Every return to the crime scene happens after the audience has learned something new.
The footage stays the same.
The meaning evolves.
That's editorial storytelling.
Steal This
Don't ask:
"Have we shown this already?"
Ask:
"Has the audience changed since the last time they saw it?"
If the audience has new knowledge...
old footage becomes new footage.
Lesson Two
Contradiction Is More Interesting Than Confirmation
Most documentaries organize interviews around agreement.
Everyone supports the same narrative.
Everyone reinforces the same facts.
The result?
Predictability.
Errol Morris builds almost every scene around contradiction.
One witness says one thing.
Another says something impossible.
Police believe one version.
Evidence suggests another.
Nobody completely agrees.
That uncertainty becomes the engine of the movie.
Notice what the editor refuses to do.
He never rushes to resolve disagreement.
He lets conflicting versions sit beside one another.
The audience does the work.
That creates engagement.
Steal This
The next time two interviews contradict each other...

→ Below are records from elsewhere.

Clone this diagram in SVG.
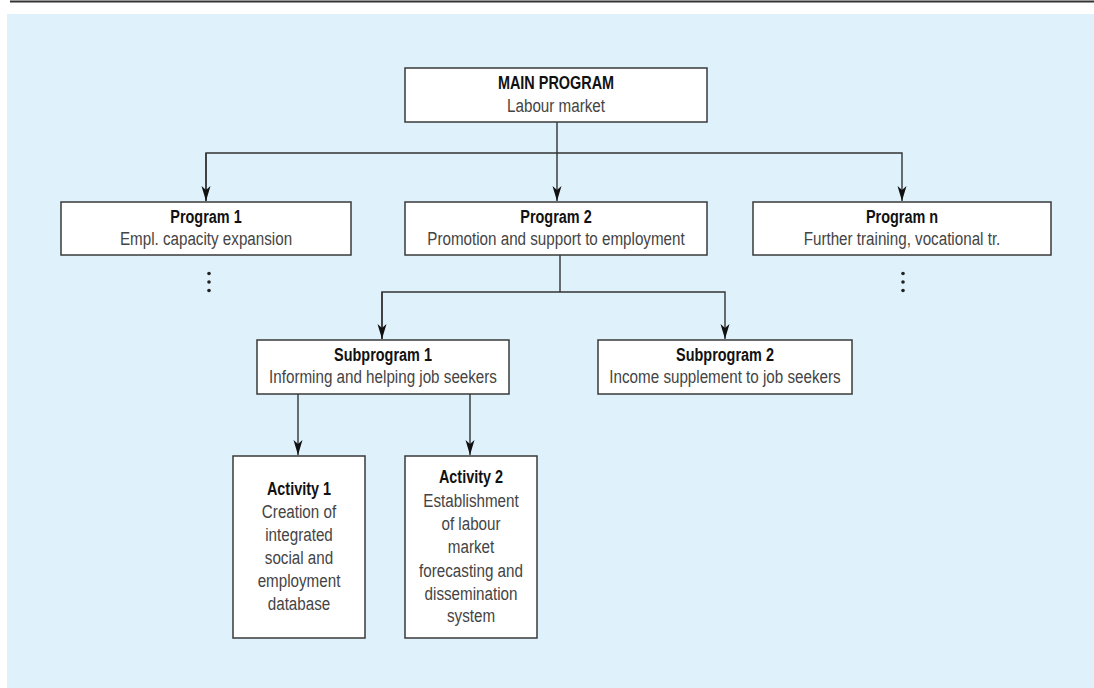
<svg xmlns="http://www.w3.org/2000/svg" width="1094" height="688" viewBox="0 0 1094 688">
<style>
.box{fill:#ffffff;stroke:#3a3a3a;stroke-width:1.5}
.t{font-family:"Liberation Sans",Arial,sans-serif;font-size:19px;text-anchor:middle}
.h{fill:#111;font-weight:bold}
.b{fill:#444}
.c{fill:none;stroke:#333;stroke-width:1.4}
.dot{fill:#222}
</style>
<defs>
<marker id="arr" markerUnits="userSpaceOnUse" markerWidth="16" markerHeight="10" refX="15" refY="5" orient="auto">
<path d="M0,0.5 L15,5 L0,9.5 L4,5 Z" fill="#111"/>
</marker>
</defs>
<rect x="7" y="14" width="1087" height="674" fill="#dff1fb"/>
<line x1="10" y1="1.5" x2="1094" y2="1.5" stroke="#333" stroke-width="2"/>
<g id="connectors">
<path class="c" d="M557,122 V201" marker-end="url(#arr)"/>
<path class="c" d="M206,201 V153 H902 V201" marker-end="url(#arr)"/>
<path class="c" d="M206,153 V201" marker-end="url(#arr)"/>
<path class="c" d="M560,255 V292"/>
<path class="c" d="M382,339 V292 H725 V339" marker-end="url(#arr)"/>
<path class="c" d="M382,292 V339" marker-end="url(#arr)"/>
<path class="c" d="M298,394 V455" marker-end="url(#arr)"/>
<path class="c" d="M470,394 V455" marker-end="url(#arr)"/>
</g>
<g id="main">
<rect class="box" x="405" y="68" width="302" height="54"/>
<text class="t h" transform="translate(556,89) scale(0.76,1)">MAIN PROGRAM</text>
<text class="t b" transform="translate(556,112) scale(0.8,1)">Labour market</text>
</g>
<g id="program1">
<rect class="box" x="61" y="202" width="290" height="53"/>
<text class="t h" transform="translate(206,223) scale(0.76,1)">Program 1</text>
<text class="t b" transform="translate(206,245) scale(0.8,1)">Empl. capacity expansion</text>
</g>
<g id="program2">
<rect class="box" x="405" y="202" width="302" height="53"/>
<text class="t h" transform="translate(556,223) scale(0.76,1)">Program 2</text>
<text class="t b" transform="translate(556,245) scale(0.8,1)">Promotion and support to employment</text>
</g>
<g id="programn">
<rect class="box" x="753" y="202" width="298" height="53"/>
<text class="t h" transform="translate(902,223) scale(0.76,1)">Program n</text>
<text class="t b" transform="translate(902,245) scale(0.8,1)">Further training, vocational tr.</text>
</g>
<g id="dots1">
<circle class="dot" cx="209" cy="273.5" r="1.8"/>
<circle class="dot" cx="209" cy="282" r="1.8"/>
<circle class="dot" cx="209" cy="290.5" r="1.8"/>
</g>
<g id="dotsn">
<circle class="dot" cx="903" cy="273.5" r="1.8"/>
<circle class="dot" cx="903" cy="282" r="1.8"/>
<circle class="dot" cx="903" cy="290.5" r="1.8"/>
</g>
<g id="subprogram1">
<rect class="box" x="257" y="340" width="252" height="54"/>
<text class="t h" transform="translate(383,361) scale(0.76,1)">Subprogram 1</text>
<text class="t b" transform="translate(383,383) scale(0.8,1)">Informing and helping job seekers</text>
</g>
<g id="subprogram2">
<rect class="box" x="598" y="340" width="254" height="54"/>
<text class="t h" transform="translate(725,361) scale(0.76,1)">Subprogram 2</text>
<text class="t b" transform="translate(725,383) scale(0.8,1)">Income supplement to job seekers</text>
</g>
<g id="activity1">
<rect class="box" x="233" y="456" width="132" height="182"/>
<text class="t h" transform="translate(299,495) scale(0.76,1)">Activity 1</text>
<text class="t b" transform="translate(299,518) scale(0.8,1)">Creation of</text>
<text class="t b" transform="translate(299,541) scale(0.8,1)">integrated</text>
<text class="t b" transform="translate(299,564) scale(0.8,1)">social and</text>
<text class="t b" transform="translate(299,587) scale(0.8,1)">employment</text>
<text class="t b" transform="translate(299,610) scale(0.8,1)">database</text>
</g>
<g id="activity2">
<rect class="box" x="405" y="456" width="132" height="182"/>
<text class="t h" transform="translate(471,483) scale(0.76,1)">Activity 2</text>
<text class="t b" transform="translate(471,507) scale(0.8,1)">Establishment</text>
<text class="t b" transform="translate(471,530) scale(0.8,1)">of labour</text>
<text class="t b" transform="translate(471,553) scale(0.8,1)">market</text>
<text class="t b" transform="translate(471,577) scale(0.8,1)">forecasting and</text>
<text class="t b" transform="translate(471,600) scale(0.8,1)">dissemination</text>
<text class="t b" transform="translate(471,622) scale(0.8,1)">system</text>
</g>
</svg>
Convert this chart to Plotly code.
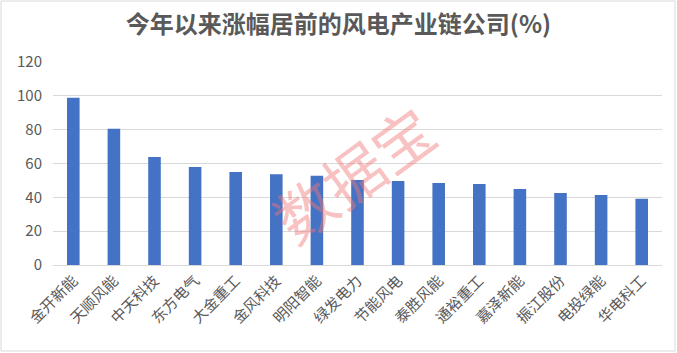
import plotly.graph_objects as go

categories = ["金开新能", "天顺风能", "中天科技", "东方电气", "大金重工", "金风科技", "明阳智能",
              "绿发电力", "节能风电", "泰胜风能", "通裕重工", "嘉泽新能", "振江股份", "电投绿能", "华电科工"]
values = [98.8, 80.5, 63.9, 58.0, 55.0, 53.7, 52.7, 50.3, 49.7, 48.5, 47.9, 45.0, 42.6, 41.4, 39.1]
y_ticks = [0, 20, 40, 60, 80, 100, 120]

FONT = "Noto Sans CJK SC, Microsoft YaHei, sans-serif"
W, H = 677, 353
L, R, T, B = 53, 15, 62, 88
pw, ph = W - L - R, H - T - B

fig = go.Figure(go.Bar(x=categories, y=values, marker_color="#4472C4", marker_line_width=0))

fig.update_layout(
    width=W, height=H,
    margin=dict(l=L, r=R, t=T, b=B),
    paper_bgcolor="white", plot_bgcolor="white",
    bargap=0.69,
    showlegend=False,
    font=dict(family=FONT, color="#595959"),
    title=dict(text="<b>今年以来涨幅居前的风电产业链公司(%)</b>", x=0.5, xanchor="center",
               y=1 - 25 / H, yanchor="middle", font=dict(size=24, color="#595959", family=FONT)),
)
fig.update_yaxes(range=[0, 120], tickvals=y_ticks, showgrid=True, gridcolor="#D9D9D9", gridwidth=1,
                 zeroline=False, showline=False, ticks="", ticklabelstandoff=10,
                 tickfont=dict(size=15, color="#595959"))
fig.update_xaxes(tickangle=-45, showline=True, linecolor="#D9D9D9", linewidth=1, ticks="",
                 tickfont=dict(size=15, color="#595959"))

# outer border
fig.add_shape(type="rect", xref="paper", yref="paper",
              x0=(1 - L) / pw, x1=(W - 2 - L) / pw, y0=-(B - 2) / ph, y1=(T - 1) / ph + 1,
              line=dict(color="#D9D9D9", width=1), fillcolor="rgba(0,0,0,0)", layer="below")

# watermark
fig.add_annotation(text="数据宝", xref="paper", yref="paper",
                   x=(352 - L) / pw, y=(265 - 172) / ph, showarrow=False, textangle=-36,
                   font=dict(size=60, color="rgba(240,120,120,0.45)", family=FONT))

fig.write_html("out.html")
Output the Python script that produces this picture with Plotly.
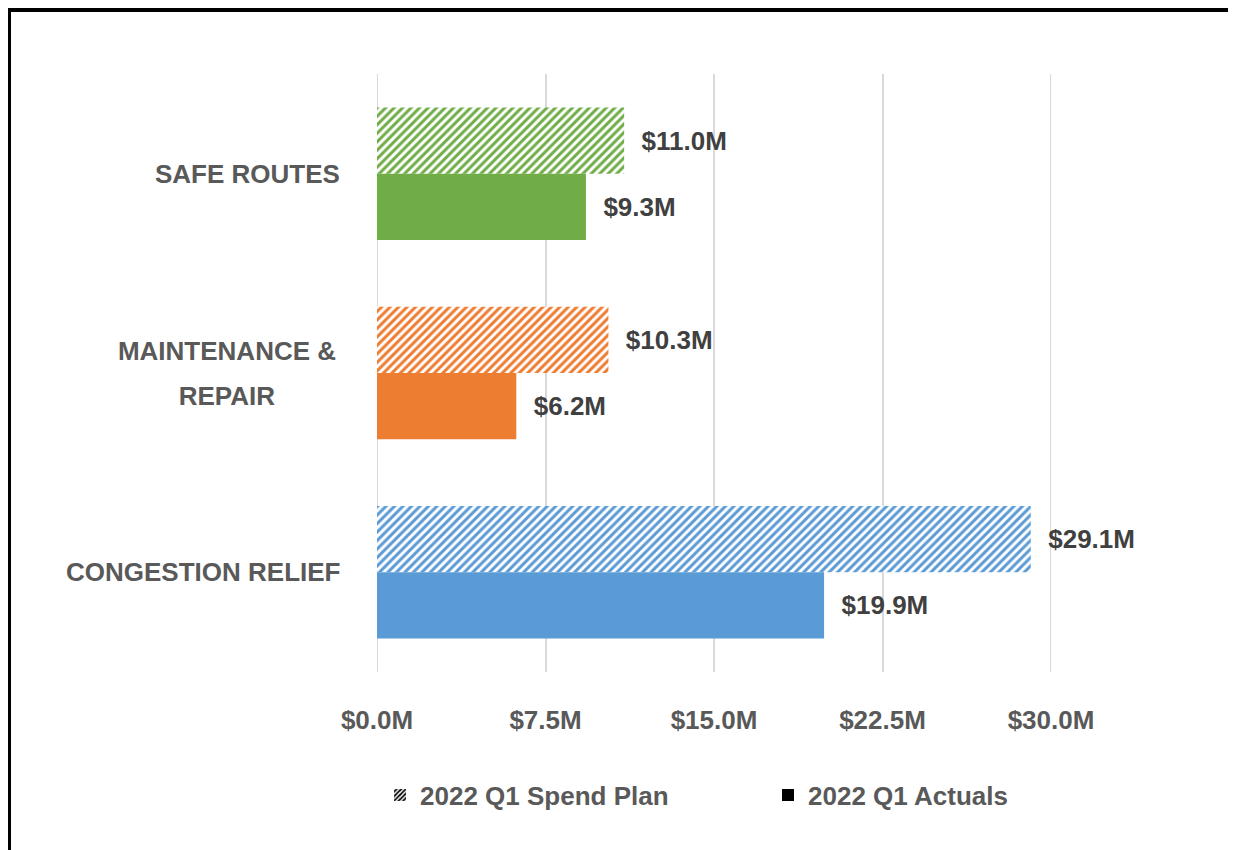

Don't automatically choose one.
Try putting them beside each other.
Sometimes friction creates more drama than certainty.
Lesson Three
Treat Interviews Like Cross-Examinations
Many documentary interviews function like biographies.
Question.
Answer.
Next question.
The Thin Blue Line does something completely different.
Every interview becomes evidence.
Every sentence becomes testimony.
Every pause matters.
The audience isn't simply listening.
They're evaluating credibility.
That changes the role of the editor.
You're no longer arranging sound bites.
You're presenting arguments.
The audience becomes the jury.
Steal This
When reviewing interviews...
Ask:
"Is this information?"
Or...
"Is this evidence?"
Evidence creates participation.
Information creates observation.
Lesson Four
Use Reenactments to Reveal Psychology, Not Facts
One of the most influential decisions in documentary history was Errol Morris's use of stylized reenactments.
At the time, many critics argued they blurred the line between fiction and nonfiction.
But watch them closely.
They aren't trying to tell us exactly what happened.
They're visualizing competing versions of reality.
Each reenactment reflects someone's memory, belief, or testimony.
As new information emerges, the reenactments evolve.
The images become part of the investigation.
Not illustrations.
Arguments.
Steal This
If you use reconstruction...
Don't ask:
"How do I recreate the event?"
Ask:
"Whose version of the event am I showing?"
Perspective matters more than accuracy.
Lesson Five
The Audience Should Solve the Story
One of the biggest mistakes editors make is explaining everything.
They answer questions before the audience has a chance to ask them.
The Thin Blue Line trusts viewers.
It presents evidence.
Raises doubts.
Introduces contradictions.
And waits.
The audience begins building its own case.
By the end of the film...
the emotional payoff doesn't come from being told the truth.
It comes from discovering it.
That's far more satisfying.
Steal This
Every time you're tempted to explain something...
Ask:
"Could the audience discover this instead?"
Discovery creates ownership.
Ownership creates emotion.
The Real Lesson
Editors often think clarity means certainty.
The Thin Blue Line proves the opposite.
Sometimes the clearest path to truth begins with confusion.
The audience needs to experience uncertainty.
Because uncertainty creates investigation.
Investigation creates curiosity.
Curiosity creates momentum.
That's why the film still feels modern nearly four decades later.
It doesn't simply tell a story.
It invites the audience to participate in solving it.
The Documentary Lab Takeaway
Don't repeat information.
Repeat meaning.
Every time your audience returns to a scene...
they should understand something they couldn't have understood before.
That's not repetition.
That's progression.
And progression is the heartbeat of great documentary editing.